Rock News
30/10/2024
Il rapporto tra il più famoso scrittore di romanzi horror, Stephen King e il rock è profondo e dura fin dall’inizio della sua carriera. Comincia con l’ammirazione e l’ispirazione reciproca con i Ramones, che scrivono la colonna sonora del film Pet Sematary nel 1989 dopo una serata trascorsa nella sua casa nel Maine (si dice che Stephen King abbia regalato a Dee Dee Ramone una copia del suo romanzo, e lui abbia scritto il testo in un’ora dopo) e continua con Don’t Fear the Reaper il brano dei Blue Oyster Cult scritto da Buck Dharma in realtà come una riflessione sull’amore eterno e dell’inevitabilità della morte
Stephen King ha citato Don’t Fear the Reaper come fonte di ispirazione del romanzo L’ombra dello Scorpione del 1978, fondamentale per superare il blocco dello scrittore che lo aveva colpito.
Anche per questo, Stephen King viene intervistato ad ogni Halloween da ogni rivista musicale, per parlare di musica, cinema e della storia dei film horror. «Nella vita di tutti arriva un momento in cui devi confrontarti con qualcosa di inspiegabile» ha detto una volta, «Sia che si parli di mostri, vampiri o assassini, l’argomento è sempre lo stesso: l’intrusione di un elemento straordinario nel quotidiano, e il modo in cui lo affrontiamo.

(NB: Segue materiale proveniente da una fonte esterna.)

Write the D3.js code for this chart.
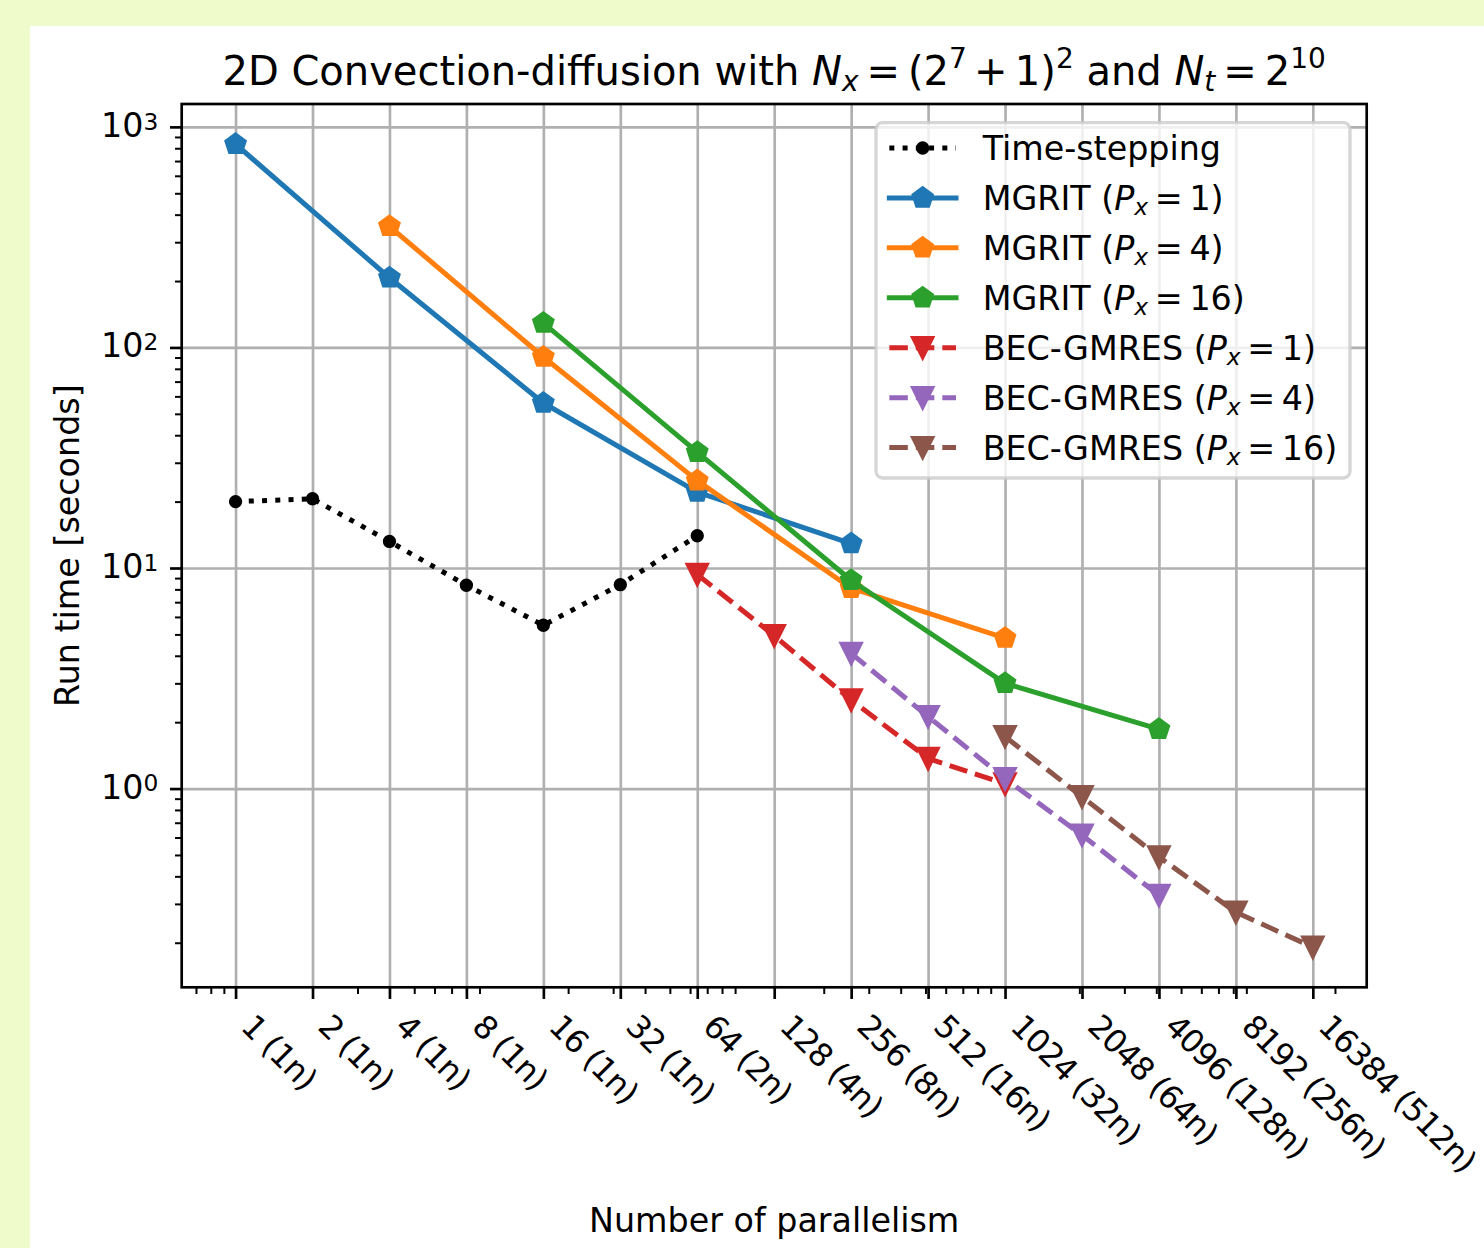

Ciò che questa situazione svela del nostro carattere e del modo di interagire con gli altri è quello che mi interessa davvero».
Quest’anno invece lo scrittore ha voluto raccontarsi direttamente con un breve saggio pubblicato dalla rivista di cinema Variety in cui ha risposto ad una delle domande che gli vengono fatte da sempre: qual è il film horror che gli fa più paura? «Ho pensato molto a questa domanda, forse più di quanto l’argomento meriti» ha scritto Stephen King, «Sono arrivato alla conclusione che il livello di terrore vari a seconda dell’età: a sedici anni il film più spaventoso di tutti era The Haunting di Robert Wise (Gli Invasati, horrror del 1963 che ha lanciato il genere della casa infestata dai famtasmi), da adulto è The Blair Witch Project, con il suo senso di destino ineluttabile che monta e quei trentacinque secondi finali davvero orribili. Ma se dovessi sceglierne solo uno, direi La notte dei morti viventi, il capolavoro a basso budget di George A. Romero. Ci sono dei momenti di puro terrore atavico».
La Notte dei Morti Viventi uscito nel 1968 ha creato il genere degli zombie (che nella visione di Romero erano una metafora della paranoia creata dalla guerra fredda e dal conflitto in Vietnam e del razzismo della società americana) ed è stato un enorme successo in tutto il mondo. Romero era un pubblicitario, ha deciso di girare il film raccogliendo tra amici e investitori della sua agenzia Image Ten circa 110 mia dollari, guadagnando diciotto milioni di dollari con gli incassi.
«Oggi La notte dei Morti Viventi ha perso molto del suo potere, è diventato quasi come The Rocky Horror Picture Show, ma io ricordo ancora il terrore e il senso di impotenza che ho provato la prima volta che l’ho visto» ha detto Stepehen King. Blair With Project, scritto diretto e montato con un budget minimo da due registi al primo film, Daniel Myrick e Eduardo Sanchez e interpretato da tre attori esordienti nel ruolo di sé stessi è stato un fenomeno mondiale nel 1999 (premiato a Cannes con il Premio Giovani). «In entrambi i film c’è pochissima musica, attori sconosciuti su cui nessuno punterebbe, e non ci sono effetti speciali» ha detto Stephen King «Funzionano proprio per questo».